4. Dementia due to Lewy body disease

Lewy body disease is a recently characterized disorder (9) that is clinically fairly similar to Alzheimer’s disease but tends to have earlier and more prominent visual hallucinations and parkinsonian features and a somewhat more rapid evolution. Patients are notably sensitive to extrapyramidal effects of antipsychotic medications. Histopathologically, it is marked by the presence of Lewy inclusion bodies in the cerebral cortex. Recent studies suggest that Lewy body disease may account for many as 7%-26% of dementia cases, depending on the criteria used (3). The disorder is particularly likely to come to psychiatric attention because of the patients’ prominent psychotic symptoms and sensitivity to antipsychotic medications.

5. Dementia due to Pick’s disease and other frontal lobe dementias

Pick’s disease and other frontal lobe dementias are characterized in their early stages by changes in personality, executive dysfunction, deterioration of social skills, emotional blunting, behavioral disinhibition, and prominent language abnormalities. Difficulties with memory, apraxia, and other features of dementia usually follow later in the course. Prominent primitive reflexes (snout, suck, grasp) may be present. As the dementia progresses, it may be accompanied by either apathy or extreme agitation. Individuals may develop such severe problems with language, attention, or behavior that it may be difficult to assess the degree of cognitive impairment. The diagnosis is difficult to make clinically, and it is especially difficult to distinguish from atypical Alzheimer’s disease. In Pick’s disease, structural brain imaging typically reveals prominent frontal and/or temporal atrophy, with relative sparing of the parietal and occipital lobes. The diagnosis of Pick’s disease must be confirmed by the autopsy finding of characteristic Pick inclusion bodies. Other frontal lobe dementias tend to have more nonspecific histopathology. The disorder most commonly manifests itself in individuals between the ages of 50 and 60 years, although it can occur among older individuals. The course is progressive and tends to be more rapid than that of Alzheimer’s disease. These disorders are fairly rare but are important for psychiatrists because they often present with psychiatric symptoms.

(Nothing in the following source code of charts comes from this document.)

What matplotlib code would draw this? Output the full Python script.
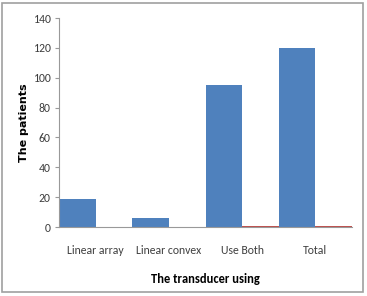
import matplotlib
matplotlib.use("Agg")
import matplotlib.pyplot as plt
import numpy as np
from matplotlib.patches import Rectangle

categories = ["Linear array", "Linear convex", "Use Both", "Total"]
patients = [19, 6, 95, 120]
second_series = [0, 0, 0.4, 1]
y_ticks = [0, 20, 40, 60, 80, 100, 120, 140]

plt.rcParams['font.family'] = ['Carlito', 'Liberation Sans', 'DejaVu Sans']

fig = plt.figure(figsize=(3.67, 2.96), dpi=100)
ax = fig.add_axes([0.161, 0.233, 0.798, 0.706])

x = np.arange(len(categories))
ax.bar(x - 0.5, patients, width=0.5, align='edge', color='#4F81BD')
ax.bar(x, second_series, width=0.5, align='edge', color='#C0504D')

ax.set_xlim(-0.5, 3.5)
ax.set_ylim(0, 140)
ax.set_yticks(y_ticks)
ax.set_xticks(x)
ax.set_xticklabels(categories, fontsize=8.5, color='#404040')
ax.tick_params(axis='x', length=0, pad=13)
ax.tick_params(axis='y', length=3, color='#999999', labelsize=8.5, labelcolor='#404040', pad=3)

for side in ['top', 'right']:
    ax.spines[side].set_visible(False)
ax.spines['left'].set_color('#999999')
ax.spines['bottom'].set_color('#999999')

ax.set_xlabel("The transducer using", fontsize=9, fontweight='bold', labelpad=12)
ax.set_ylabel("The patients", fontsize=8, fontweight='bold', family='DejaVu Sans', labelpad=3)

# outer frame
fig.patches.append(Rectangle((0.006, 0.012), 0.982, 0.978, transform=fig.transFigure,
                             fill=False, edgecolor='#A0A0A0', linewidth=1.2))

fig.savefig("out.png", dpi=100)
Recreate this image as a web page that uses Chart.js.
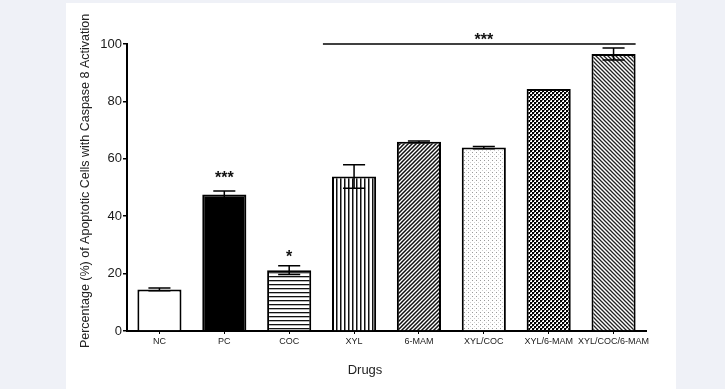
<!DOCTYPE html>
<html lang="en">
<head>
    <meta charset="UTF-8">
    <title>Caspase 8 Activation</title>
    <style>
        body {
            margin: 0;
            background-color: #eff1f7;
            width: 725px;
            height: 389px;
            overflow: hidden;
            position: relative;
        }
        #panel {
            position: absolute;
            left: 66px;
            top: 3px;
            width: 610px;
            height: 386px;
            background-color: #ffffff;
        }
        #chart {
            position: absolute;
            left: 0;
            top: 0;
        }
    </style>
</head>
<body>
    <div id="panel"></div>
    <canvas id="chart" width="725" height="389"></canvas>

    <script src="https://cdn.jsdelivr.net/npm/chart.js"></script>
    <script>
        // data
        const drugs = ['NC', 'PC', 'COC', 'XYL', '6-MAM', 'XYL/COC', 'XYL/6-MAM', 'XYL/COC/6-MAM'];
        const meanValues = [14.5, 47.6, 21.2, 53.8, 65.9, 63.9, 84.3, 96.5];
        const errValues = [0.5, 1.2, 1.5, 4.1, 0.3, 0.4, 0, 2.1];
        const yTicks = [0, 20, 40, 60, 80, 100];

        // significance marks: [category index, value at centre of the stars, text]
        const starMarks = [[1, 54.9, '***'], [2, 27.3, '*'], [5, 102.9, '***']];
        // bracket over XYL .. XYL/COC/6-MAM, in category units, at value 100
        const groupSpan = [2.52, 7.34];
        const groupLevel = 100;

        const FONT = '"Liberation Sans", Arial, sans-serif';
        const canvas = document.getElementById('chart');
        const ctx = canvas.getContext('2d');

        // little tiles for the GraphPad-like fills
        const makePattern = (size, draw) => {
            const tile = document.createElement('canvas');
            tile.width = size;
            tile.height = size;
            const g = tile.getContext('2d');
            g.fillStyle = '#ffffff';
            g.fillRect(0, 0, size, size);
            draw(g, size);
            return ctx.createPattern(tile, 'repeat');
        };

        const diagonal = (g, s, forward, width, color) => {
            g.strokeStyle = color;
            g.lineWidth = width;
            g.beginPath();
            if (forward) {
                g.moveTo(-1, s + 1); g.lineTo(s + 1, -1);
                g.moveTo(-1, 1); g.lineTo(1, -1);
                g.moveTo(s - 1, s + 1); g.lineTo(s + 1, s - 1);
            } else {
                g.moveTo(-1, -1); g.lineTo(s + 1, s + 1);
                g.moveTo(s - 1, -1); g.lineTo(s + 1, 1);
                g.moveTo(-1, s - 1); g.lineTo(1, s + 1);
            }
            g.stroke();
        };

        const fills = [
            '#ffffff',
            '#000000',
            makePattern(4, (g, s) => { g.fillStyle = '#111'; g.fillRect(0, 0, s, 1.3); }),
            makePattern(4, (g, s) => { g.fillStyle = '#111'; g.fillRect(0, 0, 1.5, s); }),
            makePattern(4, (g, s) => diagonal(g, s, true, 1.5, '#111')),
            makePattern(4, (g, s) => {
                g.fillStyle = '#9a9a9a'; g.fillRect(0, 0, 1, 1);
                g.fillStyle = '#cfcfcf'; g.fillRect(2, 2, 1, 1);
            }),
            makePattern(4, (g, s) => {
                g.fillStyle = '#000'; g.fillRect(0, 0, 2, 2); g.fillRect(2, 2, 2, 2);
                g.fillStyle = '#777'; g.fillRect(2, 0, 1, 1); g.fillRect(0, 2, 1, 1);
            }),
            makePattern(4, (g, s) => diagonal(g, s, false, 1.3, '#222'))
        ];

        const errorBars = {
            id: 'errorBars',
            afterDatasetsDraw(chart) {
                const { ctx: c, scales: { y } } = chart;
                const meta = chart.getDatasetMeta(0);
                c.save();
                c.strokeStyle = '#000';
                c.lineWidth = 1.5;
                meta.data.forEach((bar, i) => {
                    const e = errValues[i];
                    if (!e) return;
                    const x = bar.x;
                    const hi = y.getPixelForValue(meanValues[i] + e);
                    const lo = y.getPixelForValue(meanValues[i] - e);
                    const cap = bar.width * 0.25;
                    c.beginPath();
                    c.moveTo(x, lo); c.lineTo(x, hi);
                    c.moveTo(x - cap, hi); c.lineTo(x + cap, hi);
                    c.moveTo(x - cap, lo); c.lineTo(x + cap, lo);
                    c.stroke();
                });
                c.restore();
            }
        };

        const marks = {
            id: 'marks',
            afterDraw(chart) {
                const { ctx: c, scales: { x, y } } = chart;
                c.save();
                // bracket line
                c.strokeStyle = '#000';
                c.lineWidth = 1.5;
                c.beginPath();
                c.moveTo(x.getPixelForValue(groupSpan[0]), y.getPixelForValue(groupLevel));
                c.lineTo(x.getPixelForValue(groupSpan[1]), y.getPixelForValue(groupLevel));
                c.stroke();
                // stars
                c.fillStyle = '#111';
                c.font = 'bold 16px ' + FONT;
                c.textAlign = 'center';
                c.textBaseline = 'alphabetic';
                starMarks.forEach(([idx, val, txt]) => {
                    c.fillText(txt, x.getPixelForValue(idx), y.getPixelForValue(val) + 16 * 0.57);
                });
                // axis titles
                c.fillStyle = '#222';
                c.font = '13px ' + FONT;
                c.textBaseline = 'middle';
                c.fillText('Drugs', 365, 370);
                c.translate(86, 181);
                c.rotate(-Math.PI / 2);
                c.font = '12.5px ' + FONT;
                c.fillText('Percentage (%) of Apoptotic Cells with Caspase 8 Activation', 0, 0);
                c.restore();
            }
        };

        new Chart(ctx, {
            type: 'bar',
            data: {
                labels: drugs,
                datasets: [{
                    data: meanValues,
                    backgroundColor: fills,
                    borderColor: '#000',
                    borderWidth: 2,
                    barPercentage: 0.68,
                    categoryPercentage: 1
                }]
            },
            options: {
                responsive: false,
                animation: false,
                devicePixelRatio: 1,
                layout: { padding: { left: 0, top: 44, right: 79, bottom: 0 } },
                plugins: {
                    legend: { display: false },
                    tooltip: { enabled: false }
                },
                scales: {
                    x: {
                        afterFit: (scale) => { scale.height = 58; },
                        grid: {
                            offset: false,
                            drawOnChartArea: false,
                            drawTicks: true,
                            tickLength: 3,
                            color: '#000',
                            lineWidth: 1
                        },
                        border: { display: true, color: '#000', width: 2 },
                        ticks: {
                            color: '#1a1a1a',
                            padding: 2,
                            maxRotation: 0,
                            autoSkip: false,
                            font: { family: FONT, size: 9 }
                        }
                    },
                    y: {
                        min: 0,
                        max: 100,
                        afterFit: (scale) => { scale.width = 127; },
                        afterBuildTicks: (scale) => { scale.ticks = yTicks.map(v => ({ value: v })); },
                        grid: {
                            drawOnChartArea: false,
                            drawTicks: true,
                            tickLength: 4,
                            color: '#000',
                            lineWidth: 1.5
                        },
                        border: { display: true, color: '#000', width: 2 },
                        ticks: {
                            color: '#1a1a1a',
                            padding: 1,
                            font: { family: FONT, size: 13 }
                        }
                    }
                }
            },
            plugins: [errorBars, marks]
        });
    </script>
</body>
</html>
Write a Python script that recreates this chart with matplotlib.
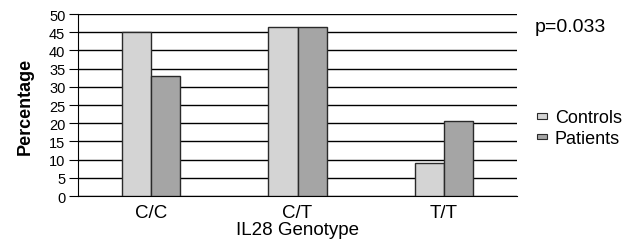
import matplotlib
matplotlib.use("Agg")
import matplotlib.pyplot as plt
import numpy as np

plt.rcParams['font.family'] = ['Liberation Sans', 'DejaVu Sans']

genotypes = ["C/C", "C/T", "T/T"]
controls = [45, 46.4, 9]
patients = [33, 46.4, 20.5]

fig = plt.figure(figsize=(6.33, 2.51), dpi=100)
ax = fig.add_axes([0.123, 0.215, 0.694, 0.725])

x = np.arange(len(genotypes))
w = 0.2
ax.bar(x - w / 2, controls, w, color="#d4d4d4", edgecolor="#2a2a2a", linewidth=1, label="Controls", zorder=3)
ax.bar(x + w / 2, patients, w, color="#a5a5a5", edgecolor="#2a2a2a", linewidth=1, label="Patients", zorder=3)

ax.set_xlim(-0.5, 2.5)
ax.set_ylim(0, 50)
ax.set_yticks(range(0, 51, 5))
ax.yaxis.grid(True, color="black", linewidth=1, zorder=0)
ax.set_axisbelow(True)
for s in ["top", "right"]:
    ax.spines[s].set_visible(False)
ax.tick_params(axis="y", labelsize=10.5, length=6.5, pad=2.5)
ax.tick_params(axis="x", labelsize=13.5, length=0, pad=5.4)
ax.set_xticks(x)
ax.set_xticklabels(genotypes)
ax.set_ylabel("Percentage", fontsize=13, fontweight="bold", labelpad=11)
ax.set_xlabel("IL28 Genotype", fontsize=13.5, labelpad=0)

fig.text(0.845, 0.892, "p=0.033", fontsize=14, va="center")
leg = ax.legend(loc="center left", bbox_to_anchor=(0.848, 0.486), bbox_transform=fig.transFigure,
                frameon=False, fontsize=13, borderpad=0, borderaxespad=0,
                handlelength=0.55, handleheight=0.7, handletextpad=0.45, labelspacing=0.2)
# shrink the legend boxes to flat little rectangles
for p in leg.get_patches():
    p.set_height(p.get_height() * 0.45)
    p.set_y(p.get_y() + 2.5)
    p.set_linewidth(0.8)

fig.savefig("out.png", dpi=100)
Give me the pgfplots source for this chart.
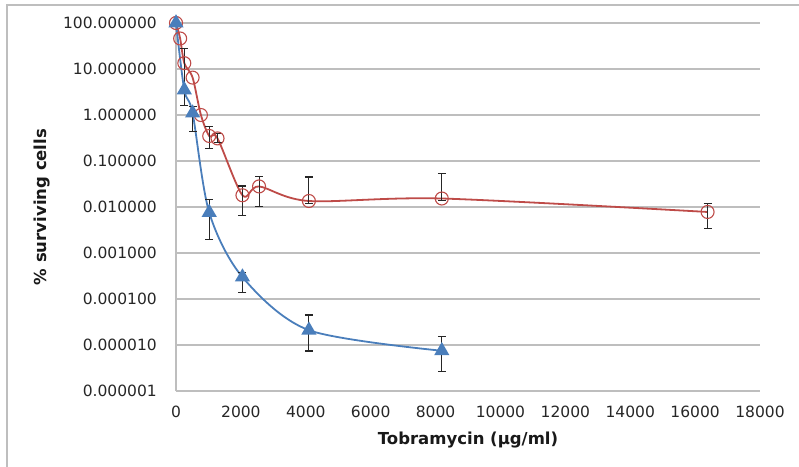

6. Other progressive dementing disorders

A number of other disorders can lead to progressive dementia. These include Huntington’s disease-an autosomal dominant disorder that affects the basal ganglia and other subcortical structures and includes motor, behavioral, and cognitive symptoms-and Creutzfeldt-Jakob disease-a rapidly progressive spongiform encephalopathy associated with a slow virus or a prion (proteinaceous infectious particle).

7. Dementia due to other causes

In addition to the preceding categories, a number of general medical conditions can cause dementia. These conditions include structural lesions (primary or secondary brain tumor, subdural hematoma, slowly progressive or normal-pressure hydrocephalus), head trauma, endocrine conditions (hypothyroidism, hypercalcemia, hypoglycemia), nutritional conditions (deficiency of thiamin, niacin, or vitamin B12), other infectious conditions (HIV, neurosyphilis, Cryptococcus), derangements of renal and hepatic function, neurological conditions (e.g., multiple sclerosis), effects of medications (e.g., benzodiazepines, ß blockers, diphenhydramine), and the toxiceffect of long-standing substance abuse, especially alcohol abuse. It is critical that psychiatrists caring for demented individuals be familiar with the general medical and neurological causes of dementia in order to assure that the diagnosis is accurate and, in particular, that potentially treatable conditions are not missed.

Excerpted from “The American Psychiatric Association’s Practice Guideline for the Treatment of Patients With Alzheimer’s Disease and Other Dementias of Late Life” This practice guideline was approved in December 1996 and was published in May 1997.